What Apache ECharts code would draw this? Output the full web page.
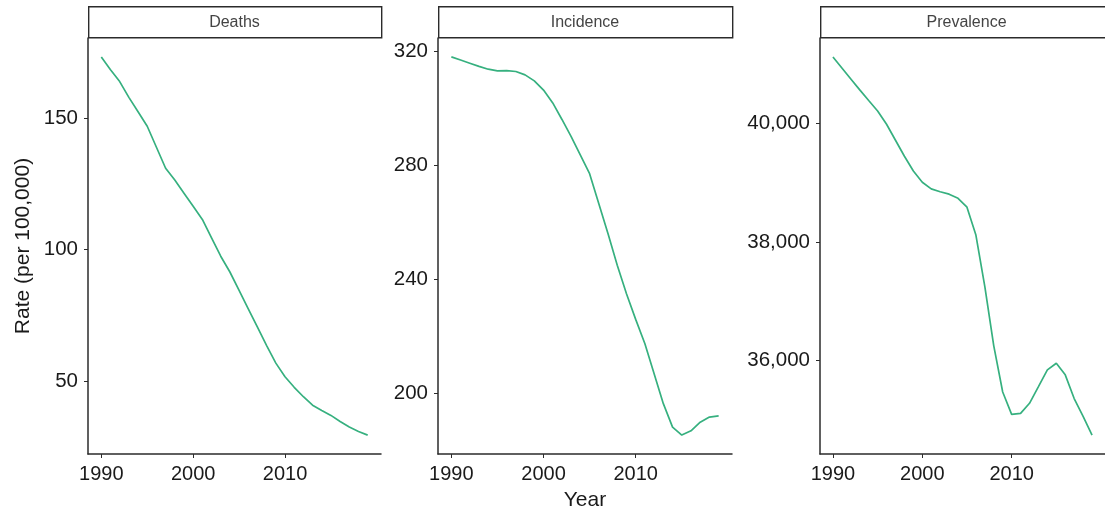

...

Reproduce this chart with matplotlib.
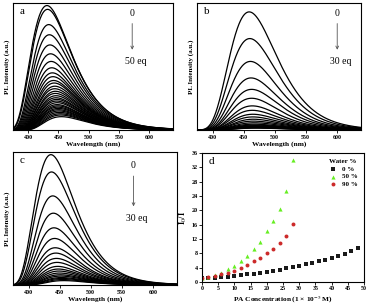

---

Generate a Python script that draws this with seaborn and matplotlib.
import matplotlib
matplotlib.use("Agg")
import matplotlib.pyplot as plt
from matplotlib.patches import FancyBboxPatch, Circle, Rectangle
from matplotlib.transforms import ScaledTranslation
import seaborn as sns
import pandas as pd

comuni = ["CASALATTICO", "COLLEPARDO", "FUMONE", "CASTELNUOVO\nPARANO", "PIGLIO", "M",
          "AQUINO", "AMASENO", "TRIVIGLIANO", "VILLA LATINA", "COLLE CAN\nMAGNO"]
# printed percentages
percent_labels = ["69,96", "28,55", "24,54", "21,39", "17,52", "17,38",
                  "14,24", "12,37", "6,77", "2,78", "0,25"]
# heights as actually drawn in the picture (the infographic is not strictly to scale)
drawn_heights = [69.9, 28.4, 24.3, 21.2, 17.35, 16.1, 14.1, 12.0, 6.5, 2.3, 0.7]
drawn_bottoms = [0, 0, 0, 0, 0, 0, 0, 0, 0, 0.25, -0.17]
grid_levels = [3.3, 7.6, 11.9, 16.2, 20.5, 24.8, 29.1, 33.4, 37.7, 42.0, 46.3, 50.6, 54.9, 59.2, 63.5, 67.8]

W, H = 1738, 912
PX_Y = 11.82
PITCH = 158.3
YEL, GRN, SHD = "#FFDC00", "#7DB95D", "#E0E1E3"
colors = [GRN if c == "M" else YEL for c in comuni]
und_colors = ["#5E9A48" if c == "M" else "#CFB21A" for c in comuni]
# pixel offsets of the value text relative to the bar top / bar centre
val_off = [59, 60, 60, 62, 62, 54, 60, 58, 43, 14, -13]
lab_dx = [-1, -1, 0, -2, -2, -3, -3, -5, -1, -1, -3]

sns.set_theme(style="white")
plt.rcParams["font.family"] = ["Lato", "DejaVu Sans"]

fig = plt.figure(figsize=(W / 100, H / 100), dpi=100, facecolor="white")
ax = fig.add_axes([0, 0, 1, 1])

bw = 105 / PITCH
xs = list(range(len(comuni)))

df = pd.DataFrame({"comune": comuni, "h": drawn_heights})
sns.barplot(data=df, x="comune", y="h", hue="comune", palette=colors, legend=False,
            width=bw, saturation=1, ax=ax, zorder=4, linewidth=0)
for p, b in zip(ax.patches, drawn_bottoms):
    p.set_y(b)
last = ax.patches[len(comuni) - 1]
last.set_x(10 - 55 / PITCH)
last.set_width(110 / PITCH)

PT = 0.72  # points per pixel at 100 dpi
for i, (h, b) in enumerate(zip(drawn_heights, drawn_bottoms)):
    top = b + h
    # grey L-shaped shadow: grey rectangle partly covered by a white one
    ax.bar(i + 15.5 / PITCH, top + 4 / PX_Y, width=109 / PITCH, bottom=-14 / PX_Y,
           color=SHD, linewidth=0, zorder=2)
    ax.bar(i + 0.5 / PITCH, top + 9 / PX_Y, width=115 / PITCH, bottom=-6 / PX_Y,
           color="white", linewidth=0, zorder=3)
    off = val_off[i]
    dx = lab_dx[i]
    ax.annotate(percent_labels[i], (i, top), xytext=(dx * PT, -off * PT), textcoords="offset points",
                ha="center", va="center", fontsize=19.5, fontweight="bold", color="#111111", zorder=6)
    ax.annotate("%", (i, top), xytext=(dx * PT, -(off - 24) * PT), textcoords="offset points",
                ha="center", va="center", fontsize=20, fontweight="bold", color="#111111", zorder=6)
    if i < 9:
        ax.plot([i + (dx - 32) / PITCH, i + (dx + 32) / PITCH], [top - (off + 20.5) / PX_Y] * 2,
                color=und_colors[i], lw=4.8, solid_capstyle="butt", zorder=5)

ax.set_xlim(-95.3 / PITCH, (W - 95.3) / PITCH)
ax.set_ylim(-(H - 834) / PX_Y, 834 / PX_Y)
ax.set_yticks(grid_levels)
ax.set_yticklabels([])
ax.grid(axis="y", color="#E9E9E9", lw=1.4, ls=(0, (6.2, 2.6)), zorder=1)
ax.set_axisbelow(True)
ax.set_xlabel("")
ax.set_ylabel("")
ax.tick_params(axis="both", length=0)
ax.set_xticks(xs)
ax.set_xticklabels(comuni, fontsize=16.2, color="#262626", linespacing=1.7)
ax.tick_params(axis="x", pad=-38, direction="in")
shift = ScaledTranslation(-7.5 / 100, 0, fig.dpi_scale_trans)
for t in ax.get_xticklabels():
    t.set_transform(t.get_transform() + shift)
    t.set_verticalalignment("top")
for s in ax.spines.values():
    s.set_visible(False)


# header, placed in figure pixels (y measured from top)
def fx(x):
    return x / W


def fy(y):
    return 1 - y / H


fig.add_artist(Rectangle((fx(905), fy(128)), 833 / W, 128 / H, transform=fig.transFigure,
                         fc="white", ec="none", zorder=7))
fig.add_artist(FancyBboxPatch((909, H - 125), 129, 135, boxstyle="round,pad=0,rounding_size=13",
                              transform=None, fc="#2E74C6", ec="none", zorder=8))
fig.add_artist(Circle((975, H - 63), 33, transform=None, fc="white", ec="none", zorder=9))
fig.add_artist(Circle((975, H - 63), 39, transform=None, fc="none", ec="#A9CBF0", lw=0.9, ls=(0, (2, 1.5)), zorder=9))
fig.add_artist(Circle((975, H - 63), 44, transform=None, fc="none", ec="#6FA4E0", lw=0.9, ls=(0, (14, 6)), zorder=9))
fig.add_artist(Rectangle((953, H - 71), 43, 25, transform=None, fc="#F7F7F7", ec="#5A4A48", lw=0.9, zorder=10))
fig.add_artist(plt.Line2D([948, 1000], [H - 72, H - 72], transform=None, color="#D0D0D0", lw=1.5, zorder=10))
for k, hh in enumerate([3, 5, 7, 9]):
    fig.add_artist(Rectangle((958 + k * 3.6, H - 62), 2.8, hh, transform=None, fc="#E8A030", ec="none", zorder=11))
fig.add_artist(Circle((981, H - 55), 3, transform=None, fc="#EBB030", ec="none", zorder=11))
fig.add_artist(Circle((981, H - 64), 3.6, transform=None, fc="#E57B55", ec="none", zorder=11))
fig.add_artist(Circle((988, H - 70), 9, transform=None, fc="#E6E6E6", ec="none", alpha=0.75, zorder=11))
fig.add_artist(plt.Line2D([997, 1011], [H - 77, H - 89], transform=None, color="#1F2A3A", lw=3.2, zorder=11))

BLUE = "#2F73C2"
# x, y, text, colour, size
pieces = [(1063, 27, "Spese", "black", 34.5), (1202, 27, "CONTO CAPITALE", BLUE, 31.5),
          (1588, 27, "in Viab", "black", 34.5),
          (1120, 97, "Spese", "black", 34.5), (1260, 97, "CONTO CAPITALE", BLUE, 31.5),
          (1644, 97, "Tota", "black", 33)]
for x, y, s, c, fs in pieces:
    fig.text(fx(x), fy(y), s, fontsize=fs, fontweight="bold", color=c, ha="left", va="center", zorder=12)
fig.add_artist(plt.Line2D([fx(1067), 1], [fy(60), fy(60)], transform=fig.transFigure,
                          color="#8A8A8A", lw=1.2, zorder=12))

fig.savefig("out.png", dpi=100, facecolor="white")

## INSTRUCTION
Which lines contain the word "with"? Copy each one.

## WORKED ANSWER
Reproduce this chart with matplotlib.
Generate a Python script that draws this with seaborn and matplotlib.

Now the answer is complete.